Ricominciamo dai fondamentali: la reputazione. Non esiste paywall, piattaforma o modello di business che possa salvare i giornali se il giornalismo non ritrova il proprio status di qualità, attendibilità, indipendenza. Quando i giornali vivevano solo su “piattaforme” di carta alcuni direttori sapevano fare la differenza. Come? Rileggevano tutto, o quasi tutto, facevano controllare i dati sospetti con maniacale attenzione ai particolari: “Se sbagliamo la programmazione di un cinema o l’orario di una farmacia, come potremmo apparire attendibili sui grandi fatti internazionali che pretendiamo di spiegare?”.
C’è una profonda verità in questa affermazione che è andata via via scomparendo dal lessico giornalistico. Le notizie possono essere sensazionali, interessanti, utili, illuminanti, possono affrontare temi politici o gossip, purché rispettino un patto fondante: devono essere vere. E’ su questo principio che si regge il patto che lega i giornalisti alle proprie fonti e, quindi, ai lettori.
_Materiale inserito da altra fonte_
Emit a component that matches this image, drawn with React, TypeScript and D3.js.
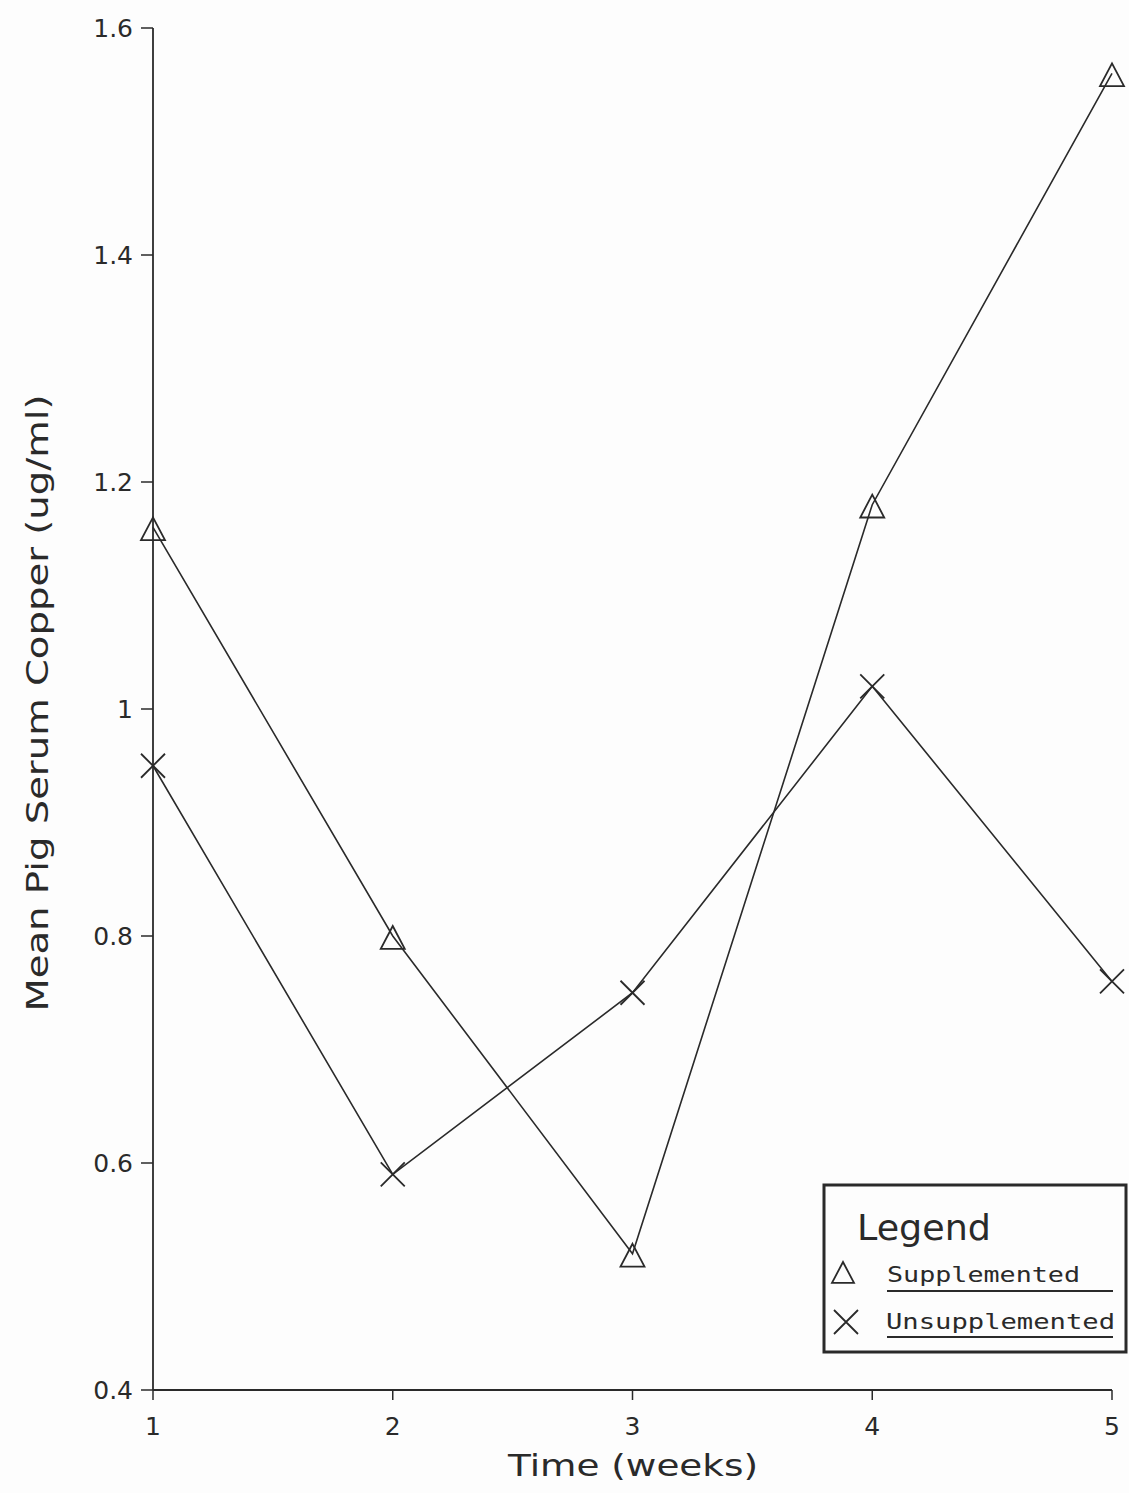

E’ essenzialmente una questione di affidabilità riconosciuta.
Questo principio si è perso anche per l’accelerazione di certa disintermediazione che attraverso i social media si è imposta negli ultimi dieci anni. Volendo individuare una data simbolica, la prima elezione di Barack Obama a presidente degli Stati Uniti potrebbe essere una cesura significativa. Nel 2008 la campagna del candidato, che vinse le primarie contro la più attrezzata e potente Hillary Clinton, fu tutta incentrata sulla rete e sulla capacità di raggiungere gli elettori direttamente attraverso i social media. Non a caso Obama fu salutato come il primo “internet president” degli Stati Uniti. Una elezione che se da una parte aveva messo in luce la forte democratizzazione introdotta dalla rete (anche con meno fondi e senza controllare televisione e media si può arrivare agli elettori e vincere), dall’altra aveva fatto emergere tutti i rischi legati al superamento della mediazione giornalistica: chi verifica le dichiarazioni dei politici? Chi contesta eventuali inesattezze? Chi formula le domande scomode? In un colpo solo i giornalisti avevano perduto, con la loro stessa complicità, due funzioni fondamentali della professione: la mediazione del racconto e la verifica dei fatti attraverso l’incrocio di più fonti. Due pratiche professionali senza le quali viene meno l’utilità stessa del giornalismo.
Ecco: i giornalisti erano un filtro tra la politica e gli elettori. Nel bene e nel male. Ma sulla loro capacità di essere o meno gli “watchdog” del potere venivano giudicati dai lettori. I migliori potevano essere tenuti e evitati dai politici, ma venivano apprezzati dai lettori. Poi, dopo Obama, i politici hanno scoperto la rete e la grande opportunità che offre a tutti di parlare con tutti. Senza filtri. Logico che molti di loro abbiano scelto la strada meno faticosa: niente verifiche, nessuna domanda scomoda. Ma è qui che si è annidato e ha prosperato il germe della post-verità. Una “assenza” che ha permesso fenomeni come il trumpismo e la logica del “chi la spara più grossa vince”.
La menzogna ha sempre fatto parte del gioco politico. Ma era compito dei giornalisti smascherarla attraverso un’attenta verifica delle dichiarazioni. Se il giornale era autorevole, il giornalista godeva di buona reputazione e il lavoro condotto con serietà, la verità, o almeno la verità giornalistica, era ripristinata agli occhi del lettore. E’ vero, come sostiene Samuel Laurent giornalista di Le Monde, che non molti lettori tengono conto delle verifiche e del fact-checking, preferendo seguire le proprie inclinazioni ideologiche piuttosto che la verità dei fatti. Ma emerge anche una domanda, sempre più marcata, per una informazione di qualità, verificata e affidabile. Il giornalismo è un metodo, un insieme di processi codificati per garantire una informazione di qualità, verificata e basata sui fatti. E’ ripartendo da questo metodo, suggerisce Laurent, che potremmo tornare a una informazione che spieghi, contestualizzi, racconti il mondo nella sua complessità per un pubblico che vuole essere ben informato e per il quale ancora la verità conta.